Keens cheddar and an English apple
A short drive north is the third artisanal Somerset Cheddar-maker, Westcombe’s in the Batcombe Valley. The farm epitomises the real Cheddar revival. It went from traditional cheese to making a commodity product using milk from 30 farms. Then in the Nineties, with milk prices going up and profits from standard cheese falling, the farmer, Richard Calver, turned back to the “trads”. The dairy is now run by his son Tom, who left London to be on the farm. Tom is developing a distinctive cheese, softer in texture than the other two, with its own subtly different flavours.

“It’s mainly about the milk,” he explains, summing up the heart of the matter in a sentence. April and May are Tom’s favourite months for his cheeses. High summer cheeses can be delicious but more variable, since the cows have more unstable butterfat in their milk. Winter cheeses are more consistent but some say they reach fewer heights than those from the milk of the first flush of spring grass.

Tom grabs a pitchfork to help mix salt into the broken up curds. I watch him, surrounded by the sweet scent of curds, and see just what a hard and worthwhile job it is creating a truly handmade product, a mixture of graft and judgment. It is inspiring to witness his energy and commitment to the task of making a top Cheddar.


These three Somerset cheese-makers have formed a Slow Food Presidium, a seal of quality that is internationally recognised and has set criteria: the cheese must be handmade in Somerset using raw milk from the farm’s own cows, animal rather than vegetarian rennet, and aged for
an absolute minimum of 11 months. “It’s given us the confidence not to change things,” says George Keen. “What was old-fashioned and traditional is the basis of our future.”

The cheesemongers also play an important part. They pick out the cheeses they like the most, some visiting the farms to do so. They then mature them for perhaps as long as two years, allowing them to reach their best flavour. A good cheesemonger can explain every cheese’s character, be it an Isle of Mull Cheddar with a touch of briny wind in the mix, or Hafod, an or-ganic Welsh Cheddar, or Quicke’s, another delicious “trad” from Devon.

One of the best places to find cheese is Neal’s Yard Dairy in London, with branches in Covent Garden
and Borough Market, where there are queues around the block for its famous melted cheese sandwich made with Montgomery’s. Or venture to Rippon Cheese Store in Pimlico, which sells a number of Cheddars, including those matured in wax rather than cloth and slightly wetter in texture.
Another superb cheesemonger in Cheddar’s Westcountry heartland is Country Cheeses, with branches in Tavistock, Topsham and Totnes.

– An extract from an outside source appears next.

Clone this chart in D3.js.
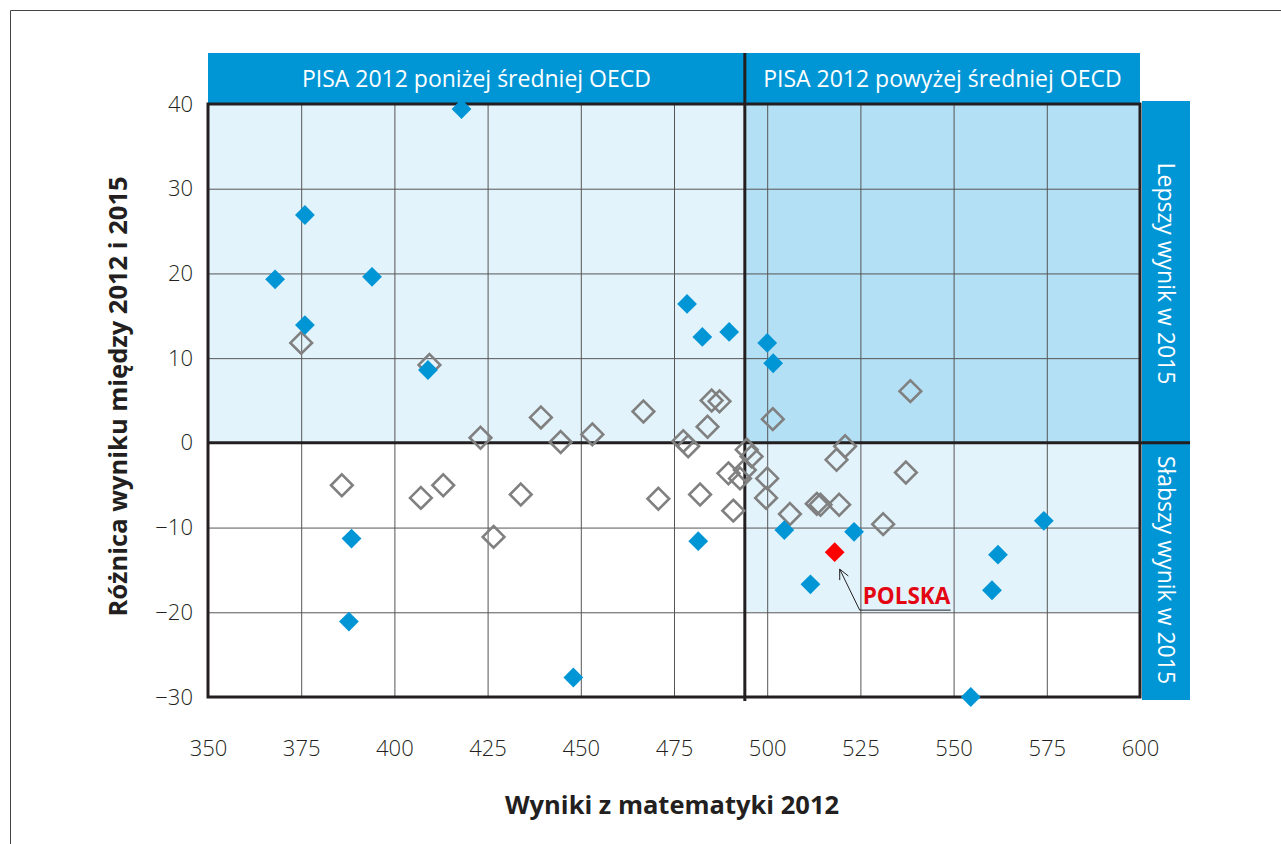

Here, Elise and Gary Jungheim have magnificent counters stacked full of cheese, more than 90% of it from the region. At any one time they will have 11 or 12 Cheddars and customers come in asking for them by name rather than the generic cheese. Gary Jungheim describes another Cheddar he likes called Six Spires: “Its got a very, smooth paste and amazing flavours like pastures – hay, grass, it’s all there and delightful,” he says.

Over his 20 years in the cheese business, Gary Jungheim is greatly encouraged to see how proper Cheddar is progressively recovering its pride of place on the cheese board. “With the traditionals, its like going back to the future,” he says. “They are going back in time, which is making them more desirable and relevant. Life constantly throws up this idea that things should be reinvented all the time, but why? Perhaps we need to reinvent the appreciation of the cheese rather than the cheese itself.”